Will Eisner Color Treasury (1981) by Will Eisner
The Underground Comix era of Kitchen Sink Press is basically over, so what were they going to publish now? They were gonna publish a lot of these things: Basically European album-sized books (i.e., big and somewhat thin), and many of them reprinting older comic strips.
Many of these books would be published in a number of different editions: For instance, a super-limited and expensive edition with a sketch inserted, a less limited signed edition, an unlimited hardback edition, and a paperback edition. But that was later.
For now, it’s just a single hardback album, and it’s even printed in Denmark.
Catherine Yronwode (who worked as Eisner’s assistant at the time) writes the introduction and gives a historical overview of Eisner’s career in very straightforward terms.
I was a bit sceptical towards this book — it seemed like such a strange, hodge-podge of things. First we get a Spirit story from 1947, and it’s been recoloured — or rather, re-painted “by hand”, as Yronwode puts it. She didn’t specify who painted the colours, but I assume it’s Eisner himself. I’m guessing that this story was chosen because it would be fun to apply painted colours to?
Then we get a five page Spirit story from 1974, which was originally printed in tabloid size (so it’s shrunk down a bit here.)
Then we get a whole bunch of covers that were originally done for the Warren Spirit magazine — these had originally been painted (from Eisner’s pen and ink artwork) by other artists, but here Eisner redoes them from his own artwork.

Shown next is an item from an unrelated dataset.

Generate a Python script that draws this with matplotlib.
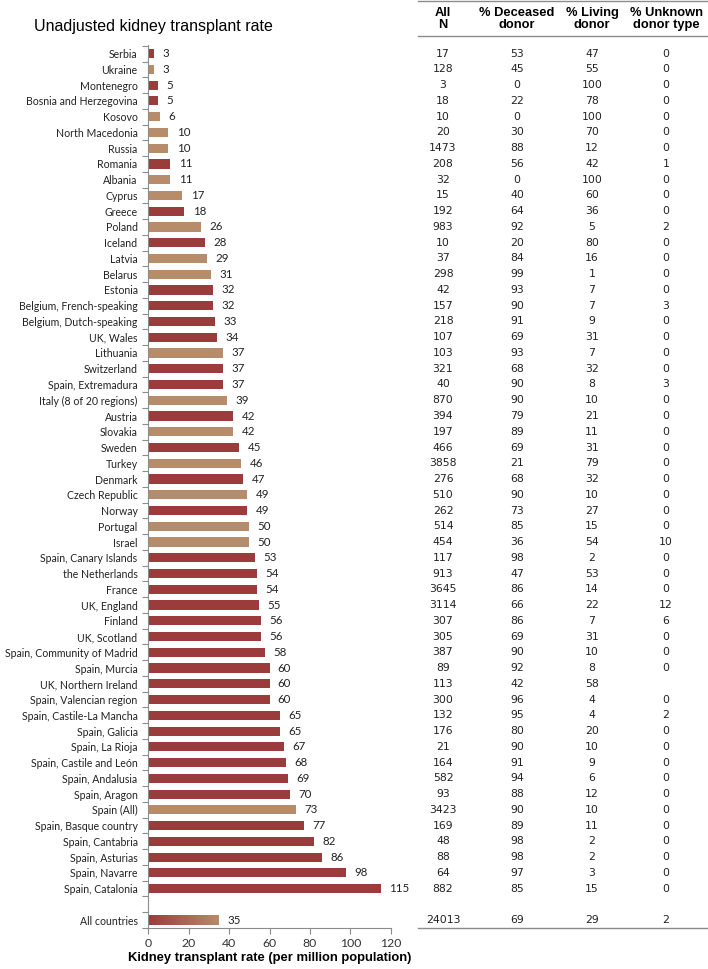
import matplotlib
matplotlib.use('Agg')
import matplotlib.pyplot as plt
import numpy as np
from matplotlib.lines import Line2D
from matplotlib.colors import LinearSegmentedColormap
from matplotlib.transforms import blended_transform_factory

# rows, top to bottom
countries = ['Serbia', 'Ukraine', 'Montenegro', 'Bosnia and Herzegovina', 'Kosovo',
             'North Macedonia', 'Russia', 'Romania', 'Albania', 'Cyprus', 'Greece',
             'Poland', 'Iceland', 'Latvia', 'Belarus', 'Estonia',
             'Belgium, French-speaking', 'Belgium, Dutch-speaking', 'UK, Wales',
             'Lithuania', 'Switzerland', 'Spain, Extremadura', 'Italy (8 of 20 regions)',
             'Austria', 'Slovakia', 'Sweden', 'Turkey', 'Denmark', 'Czech Republic',
             'Norway', 'Portugal', 'Israel', 'Spain, Canary Islands', 'the Netherlands',
             'France', 'UK, England', 'Finland', 'UK, Scotland',
             'Spain, Community of Madrid', 'Spain, Murcia', 'UK, Northern Ireland',
             'Spain, Valencian region', 'Spain, Castile-La Mancha', 'Spain, Galicia',
             'Spain, La Rioja', 'Spain, Castile and León', 'Spain, Andalusia',
             'Spain, Aragon', 'Spain (All)', 'Spain, Basque country', 'Spain, Cantabria',
             'Spain, Asturias', 'Spain, Navarre', 'Spain, Catalonia']
rates = [3, 3, 5, 5, 6, 10, 10, 11, 11, 17, 18, 26, 28, 29, 31, 32, 32, 33, 34, 37,
         37, 37, 39, 42, 42, 45, 46, 47, 49, 49, 50, 50, 53, 54, 54, 55, 56, 56, 58,
         60, 60, 60, 65, 65, 67, 68, 69, 70, 73, 77, 82, 86, 98, 115]
# 'r' = dark red bar, 't' = tan bar
bar_group = ['r', 't', 'r', 'r', 't', 't', 't', 'r', 't', 't', 'r', 't', 'r', 't',
             't', 'r', 'r', 'r', 'r', 't', 'r', 'r', 't', 'r', 't', 'r', 't', 'r',
             't', 'r', 't', 't', 'r', 'r', 'r', 'r', 'r', 'r', 'r', 'r', 'r', 'r',
             'r', 'r', 'r', 'r', 'r', 'r', 't', 'r', 'r', 'r', 'r', 'r']
all_n = [17, 128, 3, 18, 10, 20, 1473, 208, 32, 15, 192, 983, 10, 37, 298, 42, 157,
         218, 107, 103, 321, 40, 870, 394, 197, 466, 3858, 276, 510, 262, 514, 454,
         117, 913, 3645, 3114, 307, 305, 387, 89, 113, 300, 132, 176, 21, 164, 582,
         93, 3423, 169, 48, 88, 64, 882]
pct_deceased = [53, 45, 0, 22, 0, 30, 88, 56, 0, 40, 64, 92, 20, 84, 99, 93, 90, 91,
                69, 93, 68, 90, 90, 79, 89, 69, 21, 68, 90, 73, 85, 36, 98, 47, 86,
                66, 86, 69, 90, 92, 42, 96, 95, 80, 90, 91, 94, 88, 90, 89, 98, 98,
                97, 85]
pct_living = [47, 55, 100, 78, 100, 70, 12, 42, 100, 60, 36, 5, 80, 16, 1, 7, 7, 9,
              31, 7, 32, 8, 10, 21, 11, 31, 79, 32, 10, 27, 15, 54, 2, 53, 14, 22, 7,
              31, 10, 8, 58, 4, 4, 20, 10, 9, 6, 12, 10, 11, 2, 2, 3, 15]
pct_unknown = [0, 0, 0, 0, 0, 0, 0, 1, 0, 0, 0, 2, 0, 0, 0, 0, 3, 0, 0, 0, 0, 3, 0,
               0, 0, 0, 0, 0, 0, 0, 0, 10, 0, 0, 0, 12, 6, 0, 0, 0, None, 0, 2, 0, 0,
               0, 0, 0, 0, 0, 0, 0, 0, 0]

total_label = 'All countries'
total_rate = 35
total_row = [24013, 69, 29, 2]

col_headers = ['All\nN', '% Deceased\ndonor', '% Living\ndonor', '% Unknown\ndonor type']

RED = '#9b3b3c'
TAN = '#b68c6a'
GREY = '#8c8c8c'
LAB_FAMILY = ['Lato', 'DejaVu Sans']

W, H = 708, 969
fig = plt.figure(figsize=(W / 100, H / 100), dpi=100)
ax = fig.add_axes([148 / W, 41 / H, 243 / W, 883 / H])

ypos = np.arange(len(countries))
ytotal = len(countries) + 1
colors = [RED if g == 'r' else TAN for g in bar_group]
bar_h = 0.58
ax.barh(ypos, rates, height=bar_h, color=colors, zorder=2)

# gradient bar for all countries
cmap = LinearSegmentedColormap.from_list('rt', [RED, TAN])
grad = np.linspace(0, 1, 256).reshape(1, -1)
ax.imshow(grad, cmap=cmap, aspect='auto', zorder=2,
          extent=(0, total_rate, ytotal + bar_h / 2, ytotal - bar_h / 2))

lab_font = dict(family=LAB_FAMILY, fontsize=8.3, color='#222222')
for y, r in zip(ypos, rates):
    ax.annotate(str(r), (r, y), xytext=(6, 0), textcoords='offset points',
                va='center', ha='left', **lab_font)
ax.annotate(str(total_rate), (total_rate, ytotal), xytext=(6, 0),
            textcoords='offset points', va='center', ha='left', **lab_font)

ax.set_xlim(0, 120)
ax.set_ylim(ytotal + 0.5, -0.55)
ax.set_xticks(np.arange(0, 121, 20))
ax.set_yticks(list(ypos) + [ytotal], countries + [total_label])
ax.set_yticks(np.arange(-0.5, ytotal + 0.6, 1), minor=True)
ax.tick_params(axis='y', which='major', length=0, pad=7.5)
ax.tick_params(axis='y', which='minor', length=4, color=GREY, width=0.8)
ax.tick_params(axis='x', length=4, color=GREY, width=0.8, pad=3)
for t in ax.get_yticklabels():
    t.set_fontfamily(LAB_FAMILY)
    t.set_fontsize(7.6)
    t.set_color('#222222')
for t in ax.get_xticklabels():
    t.set_fontfamily(LAB_FAMILY)
    t.set_fontsize(8.8)
    t.set_color('#333333')
for s in ['top', 'right']:
    ax.spines[s].set_visible(False)
for s in ['left', 'bottom']:
    ax.spines[s].set_color(GREY)
    ax.spines[s].set_linewidth(0.8)
ax.set_xlabel('Kidney transplant rate (per million population)',
              fontsize=9.4, fontweight='bold', family=['Liberation Sans', 'DejaVu Sans'],
              labelpad=2)

fig.text(153 / W, 1 - 27 / H, 'Unadjusted kidney transplant rate', ha='center',
         va='center', fontsize=11.5, family=['Liberation Sans', 'DejaVu Sans'])

# table on the right
col_x = [443 / W, 517 / W, 592 / W, 666 / W]
trans = blended_transform_factory(fig.transFigure, ax.transData)
tab_font = dict(family='DejaVu Sans', fontsize=7.8, color='#222222')
for i in range(len(countries)):
    vals = [all_n[i], pct_deceased[i], pct_living[i], pct_unknown[i]]
    for x, v in zip(col_x, vals):
        if v is None:
            continue
        ax.text(x, i, str(v), transform=trans, ha='center', va='center', **tab_font)
for x, v in zip(col_x, total_row):
    ax.text(x, ytotal, str(v), transform=trans, ha='center', va='center', **tab_font)

for x, h in zip(col_x, col_headers):
    fig.text(x, 1 - 19 / H, h, ha='center', va='center', fontsize=9.3,
             fontweight='bold', linespacing=1.05,
             family=['Liberation Sans Narrow', 'Liberation Sans', 'DejaVu Sans'])

for yy in [1, 36, 928]:
    fig.add_artist(Line2D([418 / W, 1], [1 - yy / H, 1 - yy / H],
                          transform=fig.transFigure, color=GREY, lw=1))

fig.savefig('out.png', dpi=100)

Then we get a reprint of a bunch of covers for the Kitchen Sink Spirit magazine — but without the cover text, which is pretty cool. However, the tight gutters aren’t kind to some of these wrap-around covers…
… and even less so to the portfolio (done in the late 70s) that’s reprinted here.
But I guess Kitchen got this book printed in Denmark because they could do full colour (as opposed to four colour) reproductions?
This thing really is a treasure, though: I was prepared to be underwhelmed, but it’s a really amiable walk through a bunch of nice Eisner artwork. Yronwode’s unpretentious texts help a lot here with the enjoyment: I’ve read so many books like this that have been ruined by gushing, over-the-top text pieces, but Yronwode gets it completely right, as usual.
It feels pretty special, and it’s a fun thing to read.
This is the fifty-ninth post in the Entire Kitchen Sink blog series.